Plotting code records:

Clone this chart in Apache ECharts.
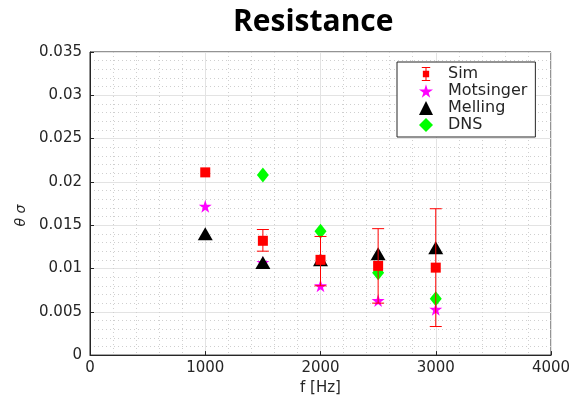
<!DOCTYPE html>
<html>
<head>
<meta charset="utf-8">
<script src="https://cdn.jsdelivr.net/npm/echarts@6/dist/echarts.min.js"></script>
<style>
  html, body { margin: 0; padding: 0; background: #fff; }
  #main { width: 574px; height: 401px; }
</style>
</head>
<body>
<div id="main"></div>
<script>
// data
var freq = [1000, 1500, 2000, 2500, 3000];
var simVals = [0.0211, 0.0132, 0.0110, 0.0103, 0.0101];
var simLow = [0.0211, 0.0120, 0.0080, 0.0060, 0.0033];
var simHigh = [0.0211, 0.0145, 0.0137, 0.0146, 0.0169];
var motsVals = [0.0172, 0.0107, 0.0080, 0.0063, 0.0053];
var mellVals = [0.0140, 0.0107, 0.0110, 0.0117, 0.0124];
var dnsVals = [null, 0.0208, 0.0143, 0.0095, 0.0065];

var starPath = 'path://M50,0 L61,35 L98,35 L68,57 L79,91 L50,70 L21,91 L32,57 L2,35 L39,35 Z';
var simIcon = 'path://M0,0 h12 v1.5 h-12 Z M5.25,0 h1.5 v20 h-1.5 Z M0,18.5 h12 v1.5 h-12 Z M1.5,5.5 h9 v9 h-9 Z';
var font = 'DejaVu Sans';
var axisColor = '#262626';

function pairs(vals) {
  let out = []
  vals.forEach((v, i) => {
    if (v != null) out.push([freq[i], v])
  })
  return out
}

// error bars
let errData = freq.map((f, i) => [f, simLow[i], simHigh[i]]);

function renderErr(params, api) {
  let x = api.value(0)
  let lo = api.coord([x, api.value(1)])
  let hi = api.coord([x, api.value(2)])
  if (Math.abs(hi[1] - lo[1]) < 1) return null
  let w = 6
  let st = { stroke: '#ff0000', lineWidth: 1 }
  return {
    type: 'group',
    children: [
      { type: 'line', shape: { x1: lo[0], y1: lo[1], x2: hi[0], y2: hi[1] }, style: st },
      { type: 'line', shape: { x1: lo[0] - w, y1: lo[1], x2: lo[0] + w, y2: lo[1] }, style: st },
      { type: 'line', shape: { x1: hi[0] - w, y1: hi[1], x2: hi[0] + w, y2: hi[1] }, style: st }
    ]
  }
}

var chart = echarts.init(document.getElementById('main'), null, { renderer: 'canvas' });

var option = {
  animation: false,
  backgroundColor: '#fff',
  title: {
    text: 'Resistance',
    left: 228,
    top: 2,
    textStyle: { fontFamily: 'Open Sans', fontWeight: 'bold', fontSize: 30, color: '#000' }
  },
  grid: {
    left: 90, right: 23, top: 52, bottom: 42,
    show: true, borderColor: axisColor, borderWidth: 1, backgroundColor: '#fff'
  },
  legend: {
    orient: 'vertical',
    left: 397, top: 62,
    width: 140,
    padding: [4, 8, 4, 22],
    itemGap: 1,
    itemWidth: 14, itemHeight: 14,
    borderColor: axisColor, borderWidth: 1,
    backgroundColor: '#fff',
    textStyle: { fontFamily: font, fontSize: 16, color: axisColor, padding: [0, 0, 0, 10] },
    data: [
      { name: 'Sim', icon: simIcon, itemStyle: { color: '#ff0000' } },
      { name: 'Motsinger', icon: starPath },
      { name: 'Melling', icon: 'triangle' },
      { name: 'DNS', icon: 'diamond' }
    ]
  },
  xAxis: {
    type: 'value',
    min: 0, max: 4000, interval: 1000,
    name: 'f [Hz]',
    nameLocation: 'middle',
    nameGap: 25,
    nameTextStyle: { fontFamily: font, fontSize: 15, color: axisColor },
    axisLine: { onZero: false, lineStyle: { color: axisColor } },
    axisTick: { inside: true, length: 4, lineStyle: { color: axisColor } },
    axisLabel: { fontFamily: font, fontSize: 15, color: axisColor, margin: 6, formatter: v => String(v) },
    splitLine: { show: true, lineStyle: { color: '#e3e3e3', width: 1 } },
    minorTick: { show: false, splitNumber: 5 },
    minorSplitLine: { show: true, lineStyle: { color: '#cfcfcf', type: [1, 3], width: 1 } }
  },
  yAxis: {
    type: 'value',
    min: 0, max: 0.035, interval: 0.005,
    name: 'θ σ',
    nameLocation: 'middle',
    nameGap: 50,
    nameRotate: 90,
    nameTextStyle: { fontFamily: font, fontStyle: 'italic', fontSize: 14, color: axisColor, padding: [0, 24, 0, 0] },
    axisLine: { onZero: false, lineStyle: { color: axisColor } },
    axisTick: { inside: true, length: 4, lineStyle: { color: axisColor } },
    axisLabel: {
      fontFamily: font, fontSize: 15, color: axisColor, margin: 8,
      formatter: v => String(parseFloat(v.toFixed(4)))
    },
    splitLine: { show: true, lineStyle: { color: '#e3e3e3', width: 1 } },
    minorTick: { show: false, splitNumber: 5 },
    minorSplitLine: { show: true, lineStyle: { color: '#cfcfcf', type: [1, 3], width: 1 } }
  },
  series: [
    {
      name: 'Motsinger',
      type: 'scatter',
      symbol: starPath,
      symbolSize: 13,
      itemStyle: { color: '#ff00ff', opacity: 1 },
      data: pairs(motsVals),
      z: 3
    },
    {
      name: 'Melling',
      type: 'scatter',
      symbol: 'triangle',
      symbolSize: [15, 13],
      itemStyle: { color: '#000', opacity: 1 },
      data: pairs(mellVals),
      z: 4
    },
    {
      name: 'DNS',
      type: 'scatter',
      symbol: 'diamond',
      symbolSize: [12, 15],
      itemStyle: { color: '#00ff00', opacity: 1 },
      data: pairs(dnsVals),
      z: 4
    },
    {
      name: 'Sim',
      type: 'custom',
      renderItem: renderErr,
      data: errData,
      encode: { x: 0, y: [1, 2] },
      itemStyle: { color: '#ff0000' },
      z: 5,
      silent: true
    },
    {
      name: 'Sim',
      type: 'scatter',
      symbol: 'rect',
      symbolSize: 10,
      itemStyle: { color: '#ff0000', opacity: 1 },
      data: pairs(simVals),
      z: 6
    }
  ]
};
chart.setOption(option);
</script>
</body>
</html>
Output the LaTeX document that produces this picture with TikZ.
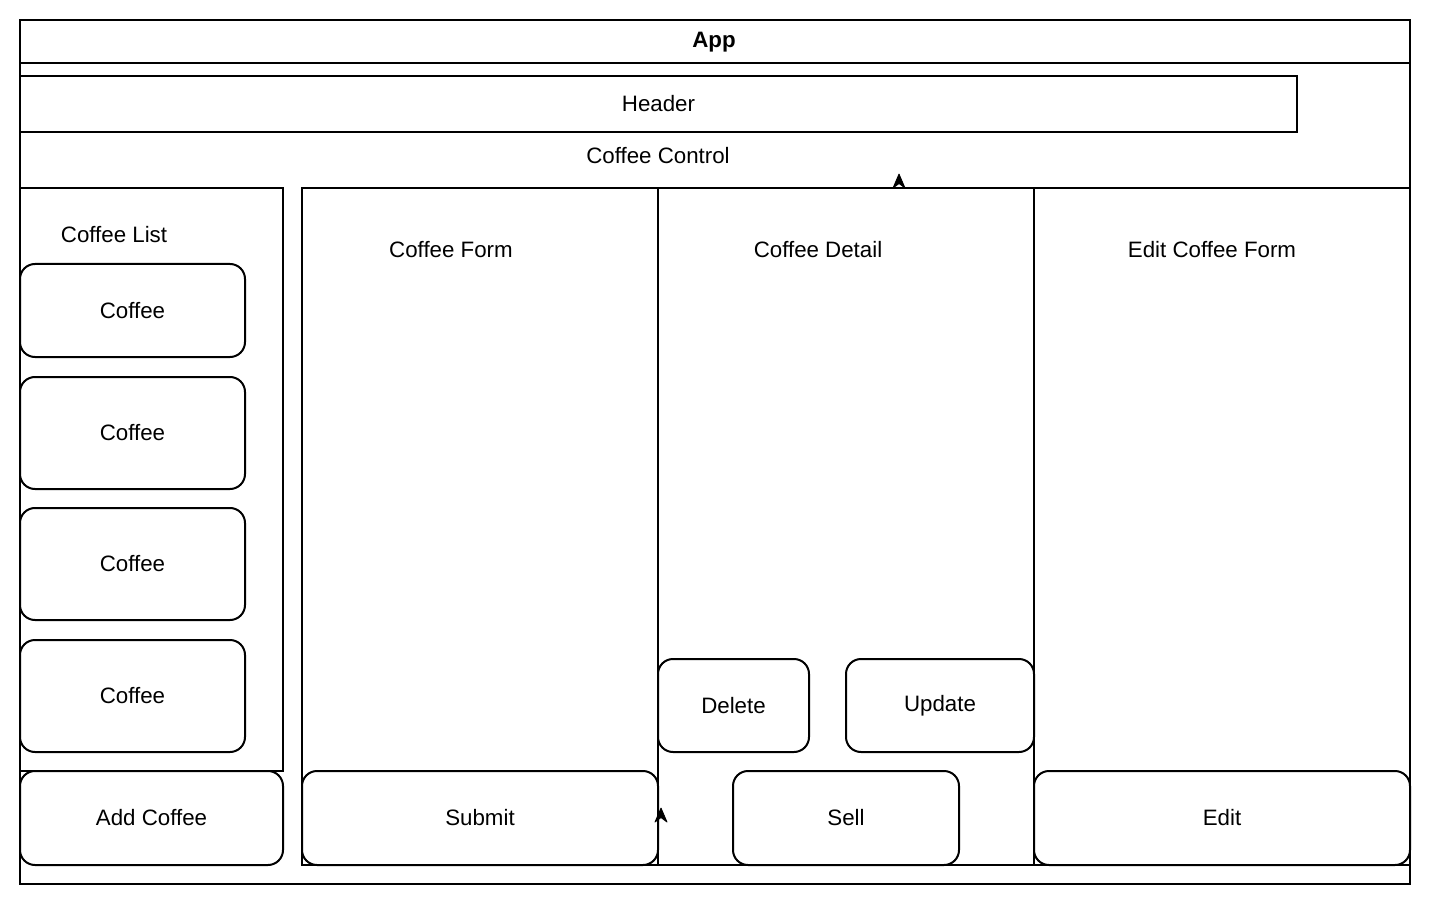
\documentclass[tikz,border=0pt]{standalone}
\usepackage{fontspec}
\setmainfont{Liberation Sans}
\begin{document}
\begin{tikzpicture}[x=1pt,y=-1pt,
  every node/.style={font=\fontsize{22.3}{26}\selectfont, inner sep=0pt, outer sep=0pt},
  frame/.style={draw, line width=2pt, rectangle},
  btn/.style={draw, line width=2pt, rectangle, rounded corners=15pt, fill=white},
  tiphead/.style={fill=black, draw=black, line width=0.8pt, line join=round}]
\useasboundingbox (0,0) rectangle (1430,904);
% App
\node[frame, minimum width=1390pt, minimum height=864pt] (app) at (715,452) {};
\node[font=\fontsize{22.3}{26}\selectfont\bfseries] (apptitle) at (714,42) {App};
\draw[line width=2pt] (app.west |- 0,63) -- (app.east |- 0,63);
% Header
\node[frame, minimum width=1277pt, minimum height=56pt] (header) at (658.5,104) {Header};
\node (control) at (658,156) {Coffee Control};
% Containers
\node[frame, minimum width=263pt, minimum height=583pt] (list) at (151.5,479.5) {};
\node (listtitle) at (114,235) {Coffee List};
\node[frame, minimum width=356pt, minimum height=677pt] (form) at (480,526.5) {};
\node (formtitle) at (451,250) {Coffee Form};
\node[frame, minimum width=376pt, minimum height=677pt] (detail) at (846,526.5) {};
\node (detailtitle) at (818,250) {Coffee Detail};
\node[frame, minimum width=376pt, minimum height=677pt] (edit) at (1222,526.5) {};
\node (edittitle) at (1212,250) {Edit Coffee Form};
% Coffee items
\node[btn, minimum width=225pt, minimum height=93pt] (c1) at (132.5,310.5) {Coffee};
\node[btn, minimum width=225pt, minimum height=112pt] (c2) at (132.5,433) {Coffee};
\node[btn, minimum width=225pt, minimum height=112pt] (c3) at (132.5,564) {Coffee};
\node[btn, minimum width=225pt, minimum height=112pt] (c4) at (132.5,696) {Coffee};
% Buttons
\node[btn, minimum width=263pt, minimum height=94pt] (add) at (151.5,818) {Add Coffee};
\node[btn, minimum width=356pt, minimum height=94pt] (submit) at (480,818) {Submit};
\node[btn, minimum width=151pt, minimum height=93pt] (delete) at (733.5,705.5) {Delete};
\node[btn, minimum width=188pt, minimum height=93pt] (update) at (940,705.5) {Update};
\node[btn, minimum width=226pt, minimum height=94pt] (sell) at (846,818) {Sell};
\node[btn, minimum width=376pt, minimum height=94pt] (editbtn) at (1222,818) {Edit};
% Arrow tips (stray arrowheads)
\coordinate (a1e) at (899,174);
\draw[tiphead] (a1e) -- ++(6,14) -- ++(-6,-4.5) -- ++(-6,4.5) -- cycle;
\coordinate (a2e) at (661,808);
\draw[tiphead] (a2e) -- ++(6,14) -- ++(-6,-4.5) -- ++(-6,4.5) -- cycle;
\end{tikzpicture}
\end{document}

* Aim: Output the records above as they stand, from the first line to the line with "let errData = freq.map((f, i)", inclusive, and exclude the pictures.

* Exercise result:
Clone this chart in Apache ECharts.
<!DOCTYPE html>
<html>
<head>
<meta charset="utf-8">
<script src="https://cdn.jsdelivr.net/npm/echarts@6/dist/echarts.min.js"></script>
<style>
  html, body { margin: 0; padding: 0; background: #fff; }
  #main { width: 574px; height: 401px; }
</style>
</head>
<body>
<div id="main"></div>
<script>
// data
var freq = [1000, 1500, 2000, 2500, 3000];
var simVals = [0.0211, 0.0132, 0.0110, 0.0103, 0.0101];
var simLow = [0.0211, 0.0120, 0.0080, 0.0060, 0.0033];
var simHigh = [0.0211, 0.0145, 0.0137, 0.0146, 0.0169];
var motsVals = [0.0172, 0.0107, 0.0080, 0.0063, 0.0053];
var mellVals = [0.0140, 0.0107, 0.0110, 0.0117, 0.0124];
var dnsVals = [null, 0.0208, 0.0143, 0.0095, 0.0065];

var starPath = 'path://M50,0 L61,35 L98,35 L68,57 L79,91 L50,70 L21,91 L32,57 L2,35 L39,35 Z';
var simIcon = 'path://M0,0 h12 v1.5 h-12 Z M5.25,0 h1.5 v20 h-1.5 Z M0,18.5 h12 v1.5 h-12 Z M1.5,5.5 h9 v9 h-9 Z';
var font = 'DejaVu Sans';
var axisColor = '#262626';

function pairs(vals) {
  let out = []
  vals.forEach((v, i) => {
    if (v != null) out.push([freq[i], v])
  })
  return out
}

// error bars
let errData = freq.map((f, i) => [f, simLow[i], simHigh[i]]);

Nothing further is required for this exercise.